Perhaps the worst of all is "Turnabout Intruder," which reveals that Roddenberry's vision of an ideal, utopian future (and Roddenberry himself came up with this story, mind you) includes women being legally barred from becoming starship captains. This one was such an embarrassment to latter-day Trek that an episode of Enterprise casually revealed that Starfleet did allow women to be captains, implying that Janice Lester's psychotic mind imagined that bit of oppression.
Though it should be noted that Roddenberry was actually forced to put in the bit about women not being allowed to command starships and did not enjoy being forced to put it in.
Roddenberry literally stated in a production meeting that "You’d never want to let women actually get into power. All women are cunts, and you can’t trust them." Whether or not this comment was meant as a jest or not is currently up in the air.
In "The Return of the Archons" Kirk feels that the computer that has been running the society of Beta III is just a machine and has no soul, and that therefore there's no problem in destroying it. The crew of a certain otherEnterprise might have a thing or two to say about that.
In "The Changeling" there is a robot that looks very much like a Dalek that steal's Uhura's memory. The robot said that her thinking was irrational. Spock replies succinctly, "That unit is a woman." To make it even worse, when Uhura is being rehabilitated, she remembers how to speak Swahili. This have the implication that Swahili is very primitive compared to English.

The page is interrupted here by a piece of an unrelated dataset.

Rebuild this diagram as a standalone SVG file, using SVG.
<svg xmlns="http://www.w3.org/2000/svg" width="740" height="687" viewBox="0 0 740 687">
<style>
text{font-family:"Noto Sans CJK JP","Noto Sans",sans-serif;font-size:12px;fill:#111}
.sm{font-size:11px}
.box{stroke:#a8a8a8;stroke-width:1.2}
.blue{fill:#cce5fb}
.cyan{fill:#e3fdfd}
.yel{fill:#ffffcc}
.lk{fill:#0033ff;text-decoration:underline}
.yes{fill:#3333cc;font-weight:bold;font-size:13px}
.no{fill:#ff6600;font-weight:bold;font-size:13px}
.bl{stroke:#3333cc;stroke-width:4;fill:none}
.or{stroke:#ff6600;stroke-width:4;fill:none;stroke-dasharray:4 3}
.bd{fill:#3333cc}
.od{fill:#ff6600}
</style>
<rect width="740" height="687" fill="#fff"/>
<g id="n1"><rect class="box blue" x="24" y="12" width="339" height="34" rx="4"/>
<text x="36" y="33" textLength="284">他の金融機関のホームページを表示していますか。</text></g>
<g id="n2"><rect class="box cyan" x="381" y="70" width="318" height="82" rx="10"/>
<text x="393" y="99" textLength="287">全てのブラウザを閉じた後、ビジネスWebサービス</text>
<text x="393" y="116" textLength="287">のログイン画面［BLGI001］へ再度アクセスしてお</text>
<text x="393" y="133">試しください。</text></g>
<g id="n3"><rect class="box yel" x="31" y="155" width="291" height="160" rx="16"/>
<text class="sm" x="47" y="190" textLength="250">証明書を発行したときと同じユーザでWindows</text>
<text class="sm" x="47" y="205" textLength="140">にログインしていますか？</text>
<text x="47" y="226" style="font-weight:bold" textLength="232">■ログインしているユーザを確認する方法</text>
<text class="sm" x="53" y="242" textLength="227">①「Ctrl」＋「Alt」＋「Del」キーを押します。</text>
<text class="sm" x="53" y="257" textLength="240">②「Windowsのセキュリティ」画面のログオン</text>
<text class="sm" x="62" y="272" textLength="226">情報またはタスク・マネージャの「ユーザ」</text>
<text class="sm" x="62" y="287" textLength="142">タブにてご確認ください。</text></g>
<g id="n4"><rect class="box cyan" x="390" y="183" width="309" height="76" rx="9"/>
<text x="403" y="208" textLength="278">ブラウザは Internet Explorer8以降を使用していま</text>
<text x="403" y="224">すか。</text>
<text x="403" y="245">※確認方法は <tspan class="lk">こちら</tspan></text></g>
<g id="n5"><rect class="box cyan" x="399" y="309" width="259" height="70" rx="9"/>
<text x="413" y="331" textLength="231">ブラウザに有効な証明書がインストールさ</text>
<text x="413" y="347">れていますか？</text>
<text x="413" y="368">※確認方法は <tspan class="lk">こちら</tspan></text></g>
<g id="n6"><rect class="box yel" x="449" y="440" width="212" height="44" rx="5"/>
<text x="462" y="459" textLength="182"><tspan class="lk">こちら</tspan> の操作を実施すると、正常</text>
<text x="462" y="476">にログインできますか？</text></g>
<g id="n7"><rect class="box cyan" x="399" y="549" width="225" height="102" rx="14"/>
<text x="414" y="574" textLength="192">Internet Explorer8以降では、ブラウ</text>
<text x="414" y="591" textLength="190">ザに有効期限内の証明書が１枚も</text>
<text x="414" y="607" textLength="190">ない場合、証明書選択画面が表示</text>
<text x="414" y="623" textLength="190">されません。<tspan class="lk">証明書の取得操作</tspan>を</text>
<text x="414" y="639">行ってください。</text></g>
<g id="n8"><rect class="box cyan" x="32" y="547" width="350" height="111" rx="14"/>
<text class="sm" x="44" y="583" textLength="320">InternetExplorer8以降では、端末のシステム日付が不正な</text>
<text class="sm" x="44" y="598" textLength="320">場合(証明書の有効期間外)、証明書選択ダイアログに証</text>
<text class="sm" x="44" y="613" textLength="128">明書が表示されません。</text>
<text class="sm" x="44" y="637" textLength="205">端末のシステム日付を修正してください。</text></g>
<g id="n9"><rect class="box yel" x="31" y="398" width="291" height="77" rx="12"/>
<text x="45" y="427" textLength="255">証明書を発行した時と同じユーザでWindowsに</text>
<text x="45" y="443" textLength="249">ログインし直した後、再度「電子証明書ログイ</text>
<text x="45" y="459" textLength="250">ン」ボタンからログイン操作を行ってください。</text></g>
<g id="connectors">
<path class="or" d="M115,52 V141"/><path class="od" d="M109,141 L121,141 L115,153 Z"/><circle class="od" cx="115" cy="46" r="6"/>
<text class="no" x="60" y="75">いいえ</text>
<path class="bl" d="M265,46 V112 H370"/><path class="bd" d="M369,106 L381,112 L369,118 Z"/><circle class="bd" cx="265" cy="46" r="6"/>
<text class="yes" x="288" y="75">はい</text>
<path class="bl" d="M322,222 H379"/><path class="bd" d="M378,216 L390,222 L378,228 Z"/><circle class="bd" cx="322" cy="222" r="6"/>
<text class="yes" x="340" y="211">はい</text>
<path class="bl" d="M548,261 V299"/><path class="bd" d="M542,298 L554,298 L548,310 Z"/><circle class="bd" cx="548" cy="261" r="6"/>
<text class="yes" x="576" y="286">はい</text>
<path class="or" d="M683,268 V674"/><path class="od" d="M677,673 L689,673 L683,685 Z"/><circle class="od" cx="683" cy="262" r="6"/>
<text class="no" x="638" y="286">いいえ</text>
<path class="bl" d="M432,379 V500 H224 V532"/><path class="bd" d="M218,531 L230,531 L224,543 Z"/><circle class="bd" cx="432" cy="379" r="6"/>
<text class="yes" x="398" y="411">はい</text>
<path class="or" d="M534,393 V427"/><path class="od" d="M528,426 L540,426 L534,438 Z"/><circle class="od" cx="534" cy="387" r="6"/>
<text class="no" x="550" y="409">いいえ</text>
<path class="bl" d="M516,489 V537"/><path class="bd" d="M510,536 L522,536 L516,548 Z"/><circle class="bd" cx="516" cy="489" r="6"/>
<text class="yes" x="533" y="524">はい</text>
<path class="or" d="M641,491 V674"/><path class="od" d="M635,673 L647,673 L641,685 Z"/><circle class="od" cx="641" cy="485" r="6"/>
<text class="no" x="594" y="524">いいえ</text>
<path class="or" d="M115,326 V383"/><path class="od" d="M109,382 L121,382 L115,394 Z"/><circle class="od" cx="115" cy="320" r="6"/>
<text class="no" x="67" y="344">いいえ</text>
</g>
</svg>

Alternately, though, they may simply have been saying that Swahili is easier to learn than English (which isn't unreasonable, considering the high number of non-standard pronunciations in English), or they just thought it made sense that Uhura would remember how to speak her first language before remembering how to speak her second language.
That was Nichols' idea. Nichols thought she should be speaking Swahili, but since she didn't know any, the director thought she should deliver her lines in English. Nichols insisted that Uhura knew Swahili. They brought in a Swahili speaker to give her a few lines;note sikumbuka, "I don't remember": mbwa hii na tufe, "the dog has a ball" problem solved.

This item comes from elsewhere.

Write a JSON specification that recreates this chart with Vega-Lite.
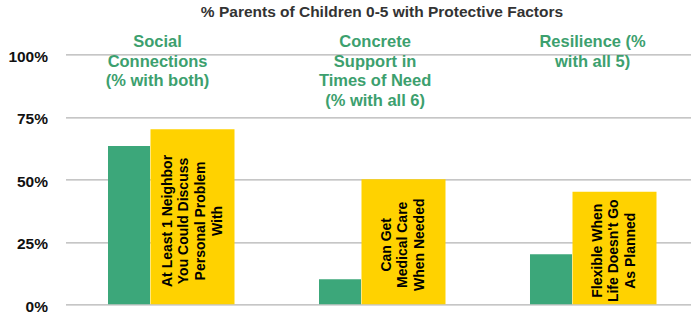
{
  "$schema": "https://vega.github.io/schema/vega-lite/v6.json",
  "autosize": "none",
  "width": 633,
  "height": 250,
  "padding": {"left": 65.5, "top": 54.3, "right": 0, "bottom": 9},
  "background": "white",
  "config": {
    "view": {"stroke": null},
    "font": "Liberation Sans"
  },
  "title": {
    "text": "% Parents of Children 0-5 with Protective Factors",
    "font": "Liberation Sans",
    "fontSize": 15.5,
    "fontWeight": "bold",
    "color": "#333333",
    "anchor": "middle",
    "offset": 14
  },
  "datasets": {
    "bars": [
      {"group": "Social", "measure": "Summary", "value": 0.633, "label": []},
      {"group": "Social", "measure": "Item", "value": 0.70, "label": ["At Least 1 Neighbor", "You Could Discuss", "Personal Problem", "With"]},
      {"group": "Concrete", "measure": "Summary", "value": 0.10, "label": []},
      {"group": "Concrete", "measure": "Item", "value": 0.50, "label": ["Can Get", "Medical Care", "When Needed"]},
      {"group": "Resilience", "measure": "Summary", "value": 0.20, "label": []},
      {"group": "Resilience", "measure": "Item", "value": 0.45, "label": ["Flexible When", "Life Doesn't Go", "As Planned"]}
    ],
    "groups": [
      {"group": "Social", "title": ["Social", "Connections", "(% with both)"]},
      {"group": "Concrete", "title": ["Concrete", "Support in", "Times of Need", "(% with all 6)"]},
      {"group": "Resilience", "title": ["Resilience (%", "with all 5)"]}
    ]
  },
  "resolve": {"scale": {"x": "independent", "y": "independent"}},
  "layer": [
    {
      "layer": [
        {
          "data": {"name": "bars"},
          "transform": [{"filter": "datum.measure === 'Summary'"}],
          "mark": {"type": "bar", "width": 42, "xOffset": -42, "color": "#3ca77a"},
          "encoding": {
            "x": {"field": "group", "type": "nominal", "scale": {"domain": ["Social", "Concrete", "Resilience"], "paddingInner": 0, "paddingOuter": 0}, "axis": null},
            "y": {
              "field": "value", "type": "quantitative",
              "scale": {"domain": [0, 1]},
              "axis": {
                "values": [0, 0.25, 0.5, 0.75, 1],
                "format": ".0%",
                "title": null,
                "domain": false,
                "ticks": false,
                "tickSize": 0,
                "labelPadding": 18,
                "labelFont": "Liberation Sans",
                "labelFontSize": 15.5,
                "labelFontWeight": "bold",
                "labelColor": "#111111",
                "labelOffset": 2,
                "gridColor": "#b3b3b3",
                "gridWidth": 1.3
              }
            }
          }
        },
        {
          "data": {"name": "bars"},
          "transform": [{"filter": "datum.measure === 'Item'"}],
          "mark": {"type": "bar", "width": 84, "xOffset": 21.5, "color": "#ffd200"},
          "encoding": {
            "x": {"field": "group", "type": "nominal"},
            "y": {"field": "value", "type": "quantitative"}
          }
        }
      ]
    },
    {
      "data": {"name": "groups"},
      "mark": {"type": "text", "font": "Liberation Sans", "fontSize": 16.5, "fontWeight": "bold", "color": "#3ca06e", "align": "center", "baseline": "top", "lineHeight": 19.5},
      "encoding": {
        "x": {"field": "group", "type": "nominal", "scale": {"type": "point", "domain": ["Social", "Concrete", "Resilience"], "padding": 0.455, "align": 0.465}, "axis": null},
        "y": {"datum": 1.08, "type": "quantitative", "scale": {"domain": [0, 1]}, "axis": null},
        "text": {"field": "title"}
      }
    },
    {
      "data": {"name": "bars"},
      "transform": [{"filter": "datum.measure === 'Item' && length(datum.label) === 4"}],
      "mark": {"type": "text", "angle": 270, "font": "Liberation Sans", "fontSize": 14, "fontWeight": "bold", "color": "#000000", "align": "center", "baseline": "middle", "lineHeight": 16.7, "xOffset": 21.5, "dy": -25},
      "encoding": {
        "x": {"field": "group", "type": "nominal", "scale": {"domain": ["Social", "Concrete", "Resilience"], "paddingInner": 0, "paddingOuter": 0}, "axis": null},
        "y": {"field": "value", "type": "quantitative", "scale": {"domain": [0, 2.1]}, "axis": null},
        "text": {"field": "label"}
      }
    },
    {
      "data": {"name": "bars"},
      "transform": [{"filter": "datum.measure === 'Item' && length(datum.label) === 3"}],
      "mark": {"type": "text", "angle": 270, "font": "Liberation Sans", "fontSize": 14, "fontWeight": "bold", "color": "#000000", "align": "center", "baseline": "middle", "lineHeight": 16.7, "xOffset": 21.5, "dy": -16.7},
      "encoding": {
        "x": {"field": "group", "type": "nominal", "scale": {"domain": ["Social", "Concrete", "Resilience"], "paddingInner": 0, "paddingOuter": 0}, "axis": null},
        "y": {"field": "value", "type": "quantitative", "scale": {"domain": [0, 2.1]}, "axis": null},
        "text": {"field": "label"}
      }
    }
  ]
}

Chekov's entire characterization in the original series across the films. Yeah, it's great to see a Russian Communist working with an American Capitalist - so long as the Russian is clearly inferior to his American boss and just about everyone else around him.
Values Resonance: Several episodes, like "A Taste of Armageddon", and most notably, "Let That Be Your Last Battlefield".
What an Idiot: Joe Tomerlin, the Red Shirt who accompanied Spock down to the planet. He takes his protective glove off, puts his hand down on the surface of a planet where many people have died with no explanation, and scratches his nose with the same hand.
Before he stabbed himself, he claimed that humanity didn't belong in space. Given his horrific failure to follow basic hazmat procedures on a space station where everyone has died for no evident cause, perhaps it was only he that did not belong in space.
Yeoman Rand. Of the first four episodes aired, three of them had her having to fend off unwanted male attention (though the first one of them was actually a shapeshifting alien, as if that makes it any better for her.)